Dataset extract -
BEGIN

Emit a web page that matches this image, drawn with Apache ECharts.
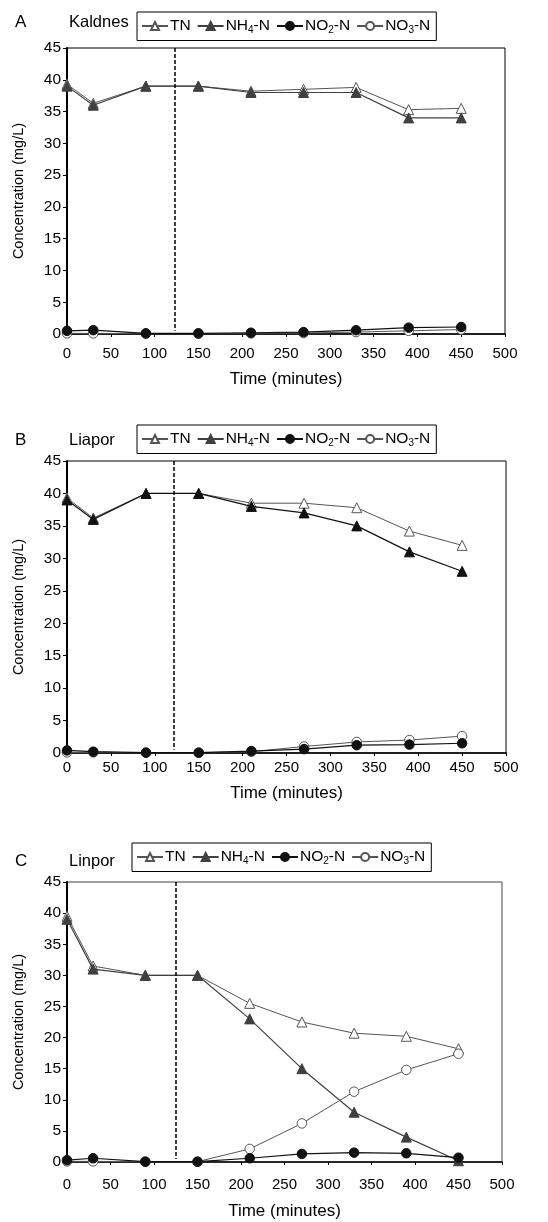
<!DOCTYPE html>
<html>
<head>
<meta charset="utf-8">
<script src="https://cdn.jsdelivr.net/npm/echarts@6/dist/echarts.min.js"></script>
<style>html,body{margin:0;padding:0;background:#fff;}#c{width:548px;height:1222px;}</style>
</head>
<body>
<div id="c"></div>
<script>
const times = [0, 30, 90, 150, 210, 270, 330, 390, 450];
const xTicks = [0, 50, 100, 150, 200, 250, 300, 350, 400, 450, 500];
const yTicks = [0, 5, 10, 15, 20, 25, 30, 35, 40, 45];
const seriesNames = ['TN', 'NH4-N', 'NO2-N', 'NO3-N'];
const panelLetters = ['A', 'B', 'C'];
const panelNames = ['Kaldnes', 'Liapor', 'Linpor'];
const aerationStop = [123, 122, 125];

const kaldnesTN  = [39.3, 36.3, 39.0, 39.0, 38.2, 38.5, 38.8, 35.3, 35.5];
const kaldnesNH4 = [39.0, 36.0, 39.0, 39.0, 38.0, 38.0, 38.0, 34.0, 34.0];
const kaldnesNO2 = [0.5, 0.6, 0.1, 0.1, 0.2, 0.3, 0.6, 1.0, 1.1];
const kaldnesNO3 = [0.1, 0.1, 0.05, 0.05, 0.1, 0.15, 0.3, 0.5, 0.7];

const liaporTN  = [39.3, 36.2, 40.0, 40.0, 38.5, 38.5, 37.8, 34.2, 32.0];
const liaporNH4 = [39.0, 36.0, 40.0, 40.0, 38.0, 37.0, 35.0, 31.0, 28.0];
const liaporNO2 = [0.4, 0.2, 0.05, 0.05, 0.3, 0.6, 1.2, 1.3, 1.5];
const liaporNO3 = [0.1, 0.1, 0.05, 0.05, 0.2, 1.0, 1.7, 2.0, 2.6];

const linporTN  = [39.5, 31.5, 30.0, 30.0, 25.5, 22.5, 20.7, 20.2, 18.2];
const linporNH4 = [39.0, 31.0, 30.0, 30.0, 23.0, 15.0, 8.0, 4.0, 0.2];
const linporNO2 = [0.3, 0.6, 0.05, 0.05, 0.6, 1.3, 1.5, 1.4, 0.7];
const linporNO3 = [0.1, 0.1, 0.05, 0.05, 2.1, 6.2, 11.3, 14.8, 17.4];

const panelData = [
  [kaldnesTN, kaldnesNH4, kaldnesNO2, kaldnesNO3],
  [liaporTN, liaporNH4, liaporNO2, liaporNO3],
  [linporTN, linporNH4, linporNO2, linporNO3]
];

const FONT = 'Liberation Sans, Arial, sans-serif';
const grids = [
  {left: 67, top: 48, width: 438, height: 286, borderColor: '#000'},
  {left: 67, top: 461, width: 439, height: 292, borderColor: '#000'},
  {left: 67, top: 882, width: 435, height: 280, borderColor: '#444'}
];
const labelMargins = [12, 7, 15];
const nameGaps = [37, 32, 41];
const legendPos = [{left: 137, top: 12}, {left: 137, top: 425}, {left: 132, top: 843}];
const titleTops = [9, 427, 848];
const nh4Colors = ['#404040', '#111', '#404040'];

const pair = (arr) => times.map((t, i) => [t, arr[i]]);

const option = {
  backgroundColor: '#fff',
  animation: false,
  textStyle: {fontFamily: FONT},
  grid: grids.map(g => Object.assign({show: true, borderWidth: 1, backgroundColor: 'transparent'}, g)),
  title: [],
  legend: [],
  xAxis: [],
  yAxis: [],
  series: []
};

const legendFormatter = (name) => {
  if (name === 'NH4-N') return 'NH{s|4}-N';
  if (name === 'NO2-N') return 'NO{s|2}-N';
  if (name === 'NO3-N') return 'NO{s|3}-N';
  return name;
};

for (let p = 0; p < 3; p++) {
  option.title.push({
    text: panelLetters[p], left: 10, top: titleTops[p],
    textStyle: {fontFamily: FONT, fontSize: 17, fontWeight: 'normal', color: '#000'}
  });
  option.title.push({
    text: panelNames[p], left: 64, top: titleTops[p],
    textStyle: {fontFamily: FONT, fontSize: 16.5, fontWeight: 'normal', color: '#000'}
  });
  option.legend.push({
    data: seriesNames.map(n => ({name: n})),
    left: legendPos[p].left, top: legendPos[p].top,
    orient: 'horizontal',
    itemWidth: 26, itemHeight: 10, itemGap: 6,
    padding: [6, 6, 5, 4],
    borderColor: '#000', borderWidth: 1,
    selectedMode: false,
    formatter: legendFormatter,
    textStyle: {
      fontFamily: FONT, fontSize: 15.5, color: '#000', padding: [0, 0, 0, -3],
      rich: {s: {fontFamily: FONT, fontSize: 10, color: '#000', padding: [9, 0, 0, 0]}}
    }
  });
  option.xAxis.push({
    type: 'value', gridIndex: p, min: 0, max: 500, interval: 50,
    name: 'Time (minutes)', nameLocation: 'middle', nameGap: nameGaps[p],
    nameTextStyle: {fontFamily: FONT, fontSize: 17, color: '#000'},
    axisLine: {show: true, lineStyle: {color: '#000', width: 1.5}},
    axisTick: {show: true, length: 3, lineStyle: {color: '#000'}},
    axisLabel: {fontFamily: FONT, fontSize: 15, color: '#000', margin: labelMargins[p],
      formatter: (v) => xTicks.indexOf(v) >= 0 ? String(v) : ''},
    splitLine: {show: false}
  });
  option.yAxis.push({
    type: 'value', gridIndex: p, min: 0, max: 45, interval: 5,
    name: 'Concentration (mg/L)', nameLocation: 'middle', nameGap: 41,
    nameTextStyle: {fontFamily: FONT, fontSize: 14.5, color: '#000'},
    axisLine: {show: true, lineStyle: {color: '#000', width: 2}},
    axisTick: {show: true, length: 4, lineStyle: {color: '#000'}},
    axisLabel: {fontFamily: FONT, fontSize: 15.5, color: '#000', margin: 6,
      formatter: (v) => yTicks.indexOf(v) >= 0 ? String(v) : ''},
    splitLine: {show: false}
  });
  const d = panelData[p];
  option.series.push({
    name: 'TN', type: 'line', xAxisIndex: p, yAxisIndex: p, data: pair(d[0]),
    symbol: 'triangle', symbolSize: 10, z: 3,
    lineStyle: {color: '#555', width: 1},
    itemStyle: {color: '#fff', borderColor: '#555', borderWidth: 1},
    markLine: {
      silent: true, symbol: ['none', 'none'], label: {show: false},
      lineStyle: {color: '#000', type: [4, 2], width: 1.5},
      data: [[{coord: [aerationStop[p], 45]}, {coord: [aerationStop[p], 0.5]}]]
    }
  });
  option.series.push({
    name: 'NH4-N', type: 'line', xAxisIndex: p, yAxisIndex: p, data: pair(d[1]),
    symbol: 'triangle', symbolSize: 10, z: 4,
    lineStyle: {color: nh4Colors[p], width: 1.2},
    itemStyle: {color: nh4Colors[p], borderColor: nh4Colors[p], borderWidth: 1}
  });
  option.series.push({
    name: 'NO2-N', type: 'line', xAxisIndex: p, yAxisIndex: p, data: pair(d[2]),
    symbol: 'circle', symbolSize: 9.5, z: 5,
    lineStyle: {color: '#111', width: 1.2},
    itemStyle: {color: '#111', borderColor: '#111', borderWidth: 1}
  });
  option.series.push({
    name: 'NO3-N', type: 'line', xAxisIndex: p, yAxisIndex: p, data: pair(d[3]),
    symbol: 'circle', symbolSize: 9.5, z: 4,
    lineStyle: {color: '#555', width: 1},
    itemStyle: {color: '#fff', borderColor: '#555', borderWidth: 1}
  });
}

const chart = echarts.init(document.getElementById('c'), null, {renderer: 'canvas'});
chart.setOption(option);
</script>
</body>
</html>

END

To be done - Would you reproduce the lines above, from the very first through the line containing "const aerationStop = [123, 122, 125];", exactly and without the pictures?

Task result -
Emit a web page that matches this image, drawn with Apache ECharts.
<!DOCTYPE html>
<html>
<head>
<meta charset="utf-8">
<script src="https://cdn.jsdelivr.net/npm/echarts@6/dist/echarts.min.js"></script>
<style>html,body{margin:0;padding:0;background:#fff;}#c{width:548px;height:1222px;}</style>
</head>
<body>
<div id="c"></div>
<script>
const times = [0, 30, 90, 150, 210, 270, 330, 390, 450];
const xTicks = [0, 50, 100, 150, 200, 250, 300, 350, 400, 450, 500];
const yTicks = [0, 5, 10, 15, 20, 25, 30, 35, 40, 45];
const seriesNames = ['TN', 'NH4-N', 'NO2-N', 'NO3-N'];
const panelLetters = ['A', 'B', 'C'];
const panelNames = ['Kaldnes', 'Liapor', 'Linpor'];
const aerationStop = [123, 122, 125];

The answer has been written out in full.